**Data section**
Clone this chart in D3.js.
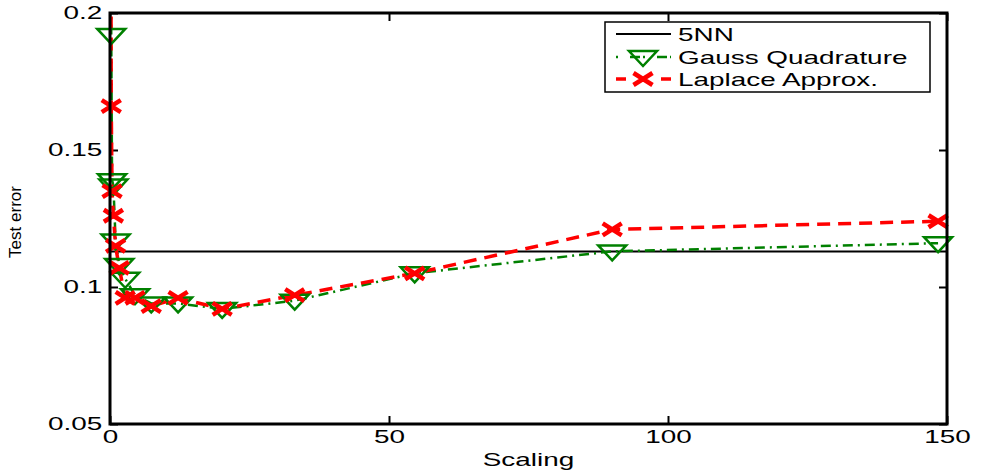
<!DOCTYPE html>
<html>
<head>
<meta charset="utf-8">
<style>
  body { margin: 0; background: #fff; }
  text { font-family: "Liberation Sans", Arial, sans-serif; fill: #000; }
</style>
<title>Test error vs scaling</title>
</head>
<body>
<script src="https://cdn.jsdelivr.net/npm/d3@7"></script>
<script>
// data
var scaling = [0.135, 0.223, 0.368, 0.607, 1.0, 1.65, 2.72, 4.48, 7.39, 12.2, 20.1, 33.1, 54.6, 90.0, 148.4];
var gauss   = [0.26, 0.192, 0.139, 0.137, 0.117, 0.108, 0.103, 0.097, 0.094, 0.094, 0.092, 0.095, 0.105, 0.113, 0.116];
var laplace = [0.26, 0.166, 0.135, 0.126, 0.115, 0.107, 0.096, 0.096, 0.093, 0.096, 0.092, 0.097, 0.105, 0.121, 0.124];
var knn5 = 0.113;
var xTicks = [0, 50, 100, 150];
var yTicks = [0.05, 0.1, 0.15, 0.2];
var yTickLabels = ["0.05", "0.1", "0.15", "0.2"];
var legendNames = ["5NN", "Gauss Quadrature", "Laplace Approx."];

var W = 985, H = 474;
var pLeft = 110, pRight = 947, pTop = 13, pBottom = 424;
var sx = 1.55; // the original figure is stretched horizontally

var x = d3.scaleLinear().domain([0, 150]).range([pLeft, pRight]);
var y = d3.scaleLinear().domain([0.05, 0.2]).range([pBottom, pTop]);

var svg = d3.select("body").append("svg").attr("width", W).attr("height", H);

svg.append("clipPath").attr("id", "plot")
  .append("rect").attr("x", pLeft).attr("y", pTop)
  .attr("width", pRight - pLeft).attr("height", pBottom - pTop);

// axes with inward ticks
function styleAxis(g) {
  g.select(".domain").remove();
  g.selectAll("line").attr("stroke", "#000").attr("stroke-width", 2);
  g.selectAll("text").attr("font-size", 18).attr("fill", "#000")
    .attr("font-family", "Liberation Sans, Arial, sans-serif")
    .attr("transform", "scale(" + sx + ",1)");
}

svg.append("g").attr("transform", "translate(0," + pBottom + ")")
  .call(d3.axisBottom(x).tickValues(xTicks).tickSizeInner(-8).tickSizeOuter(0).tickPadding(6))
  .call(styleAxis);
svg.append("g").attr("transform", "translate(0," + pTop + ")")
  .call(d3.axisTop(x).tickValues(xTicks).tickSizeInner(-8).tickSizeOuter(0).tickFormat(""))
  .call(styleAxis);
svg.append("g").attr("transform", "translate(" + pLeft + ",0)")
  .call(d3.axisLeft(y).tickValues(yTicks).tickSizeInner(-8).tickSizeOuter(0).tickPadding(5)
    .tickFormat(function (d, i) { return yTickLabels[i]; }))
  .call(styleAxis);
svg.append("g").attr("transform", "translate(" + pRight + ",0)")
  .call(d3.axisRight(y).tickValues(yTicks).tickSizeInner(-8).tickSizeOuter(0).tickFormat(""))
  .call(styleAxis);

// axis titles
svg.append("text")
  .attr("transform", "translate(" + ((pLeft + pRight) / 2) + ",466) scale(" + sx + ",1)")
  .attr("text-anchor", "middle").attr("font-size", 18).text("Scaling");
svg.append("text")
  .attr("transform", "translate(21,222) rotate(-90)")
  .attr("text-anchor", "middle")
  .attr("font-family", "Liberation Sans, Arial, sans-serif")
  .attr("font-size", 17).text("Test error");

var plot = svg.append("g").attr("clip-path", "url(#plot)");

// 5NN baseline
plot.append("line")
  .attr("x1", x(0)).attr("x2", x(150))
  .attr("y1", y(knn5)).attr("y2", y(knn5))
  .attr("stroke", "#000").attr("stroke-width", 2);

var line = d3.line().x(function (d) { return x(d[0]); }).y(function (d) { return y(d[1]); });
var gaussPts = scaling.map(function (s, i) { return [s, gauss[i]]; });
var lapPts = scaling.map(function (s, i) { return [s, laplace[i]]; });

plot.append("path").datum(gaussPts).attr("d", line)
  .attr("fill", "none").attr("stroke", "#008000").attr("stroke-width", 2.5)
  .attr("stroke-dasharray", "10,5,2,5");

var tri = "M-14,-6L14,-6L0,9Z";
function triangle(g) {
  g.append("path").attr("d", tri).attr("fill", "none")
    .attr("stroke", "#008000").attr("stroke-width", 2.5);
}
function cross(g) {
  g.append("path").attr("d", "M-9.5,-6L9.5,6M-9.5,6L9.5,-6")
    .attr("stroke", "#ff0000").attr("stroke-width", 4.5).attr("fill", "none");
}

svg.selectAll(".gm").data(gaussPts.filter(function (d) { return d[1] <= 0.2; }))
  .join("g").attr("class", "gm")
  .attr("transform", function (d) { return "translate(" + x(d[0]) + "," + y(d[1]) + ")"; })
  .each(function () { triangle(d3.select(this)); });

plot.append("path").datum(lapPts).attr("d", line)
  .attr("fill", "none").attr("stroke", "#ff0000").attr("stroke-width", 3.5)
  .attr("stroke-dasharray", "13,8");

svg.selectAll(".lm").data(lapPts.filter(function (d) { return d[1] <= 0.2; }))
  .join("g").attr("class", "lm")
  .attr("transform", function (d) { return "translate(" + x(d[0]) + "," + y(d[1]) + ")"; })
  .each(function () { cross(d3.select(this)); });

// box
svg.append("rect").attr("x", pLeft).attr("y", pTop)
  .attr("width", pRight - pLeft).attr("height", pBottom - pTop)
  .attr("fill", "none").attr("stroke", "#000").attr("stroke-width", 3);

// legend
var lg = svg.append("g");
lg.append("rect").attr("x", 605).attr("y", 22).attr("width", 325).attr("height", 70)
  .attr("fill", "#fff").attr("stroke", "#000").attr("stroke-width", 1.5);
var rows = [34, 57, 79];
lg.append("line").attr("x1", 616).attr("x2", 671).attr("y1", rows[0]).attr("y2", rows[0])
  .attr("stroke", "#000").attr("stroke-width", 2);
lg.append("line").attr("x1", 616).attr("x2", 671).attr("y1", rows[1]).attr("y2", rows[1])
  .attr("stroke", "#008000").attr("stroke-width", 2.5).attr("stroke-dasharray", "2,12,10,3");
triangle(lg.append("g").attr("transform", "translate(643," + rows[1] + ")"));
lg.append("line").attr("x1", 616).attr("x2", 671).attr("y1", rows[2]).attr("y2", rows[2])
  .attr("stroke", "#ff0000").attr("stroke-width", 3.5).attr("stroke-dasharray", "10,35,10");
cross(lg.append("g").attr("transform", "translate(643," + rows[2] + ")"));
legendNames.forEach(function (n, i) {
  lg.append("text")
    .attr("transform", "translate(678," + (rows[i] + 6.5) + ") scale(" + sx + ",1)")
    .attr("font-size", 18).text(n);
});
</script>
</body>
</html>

**Do this**
From the first line of the material down to the line containing "pBottom - pTop);", inclusive, return each line exactly, skipping any picture.

**Full response**
Clone this chart in D3.js.
<!DOCTYPE html>
<html>
<head>
<meta charset="utf-8">
<style>
  body { margin: 0; background: #fff; }
  text { font-family: "Liberation Sans", Arial, sans-serif; fill: #000; }
</style>
<title>Test error vs scaling</title>
</head>
<body>
<script src="https://cdn.jsdelivr.net/npm/d3@7"></script>
<script>
// data
var scaling = [0.135, 0.223, 0.368, 0.607, 1.0, 1.65, 2.72, 4.48, 7.39, 12.2, 20.1, 33.1, 54.6, 90.0, 148.4];
var gauss   = [0.26, 0.192, 0.139, 0.137, 0.117, 0.108, 0.103, 0.097, 0.094, 0.094, 0.092, 0.095, 0.105, 0.113, 0.116];
var laplace = [0.26, 0.166, 0.135, 0.126, 0.115, 0.107, 0.096, 0.096, 0.093, 0.096, 0.092, 0.097, 0.105, 0.121, 0.124];
var knn5 = 0.113;
var xTicks = [0, 50, 100, 150];
var yTicks = [0.05, 0.1, 0.15, 0.2];
var yTickLabels = ["0.05", "0.1", "0.15", "0.2"];
var legendNames = ["5NN", "Gauss Quadrature", "Laplace Approx."];

var W = 985, H = 474;
var pLeft = 110, pRight = 947, pTop = 13, pBottom = 424;
var sx = 1.55; // the original figure is stretched horizontally

var x = d3.scaleLinear().domain([0, 150]).range([pLeft, pRight]);
var y = d3.scaleLinear().domain([0.05, 0.2]).range([pBottom, pTop]);

var svg = d3.select("body").append("svg").attr("width", W).attr("height", H);

svg.append("clipPath").attr("id", "plot")
  .append("rect").attr("x", pLeft).attr("y", pTop)
  .attr("width", pRight - pLeft).attr("height", pBottom - pTop);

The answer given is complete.